Monday, January 28, 2013

How we roll

You know how in crummy movies the Eiffel Tower is outside every Paris window, and every day in New York includes a ferry ride? Similarly, if you live in New Orleans, you get used to people making the assumption that your life is one endless crazed street party. But it's simply not so. This year, for instance, the city fathers have very sensibly suspended Mardi Gras festivities for a week in order to accommodate the serious business of hosting the Super Bowl, which involves parades, live music, skads of food and drink, and ecstatic crowds filling the streets. We're versatile.

Monday, January 21, 2013


Dark matter is a kind of cosmic spackle that fills all the gaps in the universe. Nobody's seen it (it's dark), but it's the best way to explain the discrepancy between how much the whole universe seems to weigh and how much all the visible things weigh when they're added up. Less than 5 percent of the universe is actual normal stuff like you and me and the galaxies. Dark matter is 23 percent, and the entire rest of everything, 73 percent, is something called dark energy. What I'm saying is, cut yourself a great big piece of king cake.

Monday, January 14, 2013

Witness Protection

Good morning to you too. I'm pretty good, thanks. Why are you on my porch? Why, no, I haven't heard any especially good news, at least not so far today. What you got?
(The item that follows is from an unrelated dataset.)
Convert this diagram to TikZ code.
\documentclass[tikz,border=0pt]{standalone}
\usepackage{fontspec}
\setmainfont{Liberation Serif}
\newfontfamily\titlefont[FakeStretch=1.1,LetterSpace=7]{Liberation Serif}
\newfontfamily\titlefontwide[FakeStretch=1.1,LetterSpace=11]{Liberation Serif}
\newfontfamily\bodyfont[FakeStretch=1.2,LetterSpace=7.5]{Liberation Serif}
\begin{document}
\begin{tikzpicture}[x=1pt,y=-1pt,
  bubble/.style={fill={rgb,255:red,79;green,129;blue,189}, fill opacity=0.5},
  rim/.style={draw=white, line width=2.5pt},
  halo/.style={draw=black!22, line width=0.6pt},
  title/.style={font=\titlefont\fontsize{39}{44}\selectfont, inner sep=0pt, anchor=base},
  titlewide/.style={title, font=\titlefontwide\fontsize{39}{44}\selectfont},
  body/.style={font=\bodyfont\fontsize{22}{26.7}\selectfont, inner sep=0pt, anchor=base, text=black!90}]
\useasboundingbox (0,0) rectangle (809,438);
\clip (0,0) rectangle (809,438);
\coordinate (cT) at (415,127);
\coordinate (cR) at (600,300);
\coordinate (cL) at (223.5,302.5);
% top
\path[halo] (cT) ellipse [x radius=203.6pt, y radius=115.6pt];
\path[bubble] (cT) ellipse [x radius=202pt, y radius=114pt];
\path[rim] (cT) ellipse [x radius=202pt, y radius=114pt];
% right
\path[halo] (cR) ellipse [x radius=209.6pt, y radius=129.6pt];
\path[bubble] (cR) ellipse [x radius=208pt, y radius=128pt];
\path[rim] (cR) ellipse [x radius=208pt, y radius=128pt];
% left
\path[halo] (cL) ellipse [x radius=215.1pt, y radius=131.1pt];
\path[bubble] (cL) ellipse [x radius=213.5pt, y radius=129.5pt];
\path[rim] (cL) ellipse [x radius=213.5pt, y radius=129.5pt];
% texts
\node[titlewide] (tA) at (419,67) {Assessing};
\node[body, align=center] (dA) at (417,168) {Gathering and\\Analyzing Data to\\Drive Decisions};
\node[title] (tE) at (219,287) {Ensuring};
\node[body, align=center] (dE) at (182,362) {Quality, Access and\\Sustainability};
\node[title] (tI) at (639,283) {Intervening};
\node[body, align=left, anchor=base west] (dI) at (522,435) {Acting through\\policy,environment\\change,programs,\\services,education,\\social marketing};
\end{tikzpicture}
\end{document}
You've come to warn me that unless I carefully follow a set of very specific printed directions which you are willing to provide, immediately following my death an invisible supernatural entity of infinite power will subject me to the most sublimely horrific tortures, agonies beyond all imagining, literally forever? I have to tell you, this is not particularly good news. Is this your idea of a shakedown?

Monday, January 7, 2013

Catsup is also acceptable

I'm a rebel, a loner, I make my own rules. I march to the beat of my own drummer. I answer to a higher power. I'm willing to take the unpopular stance to be true to myself. Ketchup does not belong on hot dogs. Nor mayo on corned beef. A pizza without anchovies is... well, less good than with. Still pretty good, though. I don't want to come off as hidebound and intransigent. Also, if you had half a hot dog you couldn't finish and you had already ketchupped the whole thing, I would still eat it. No big deal.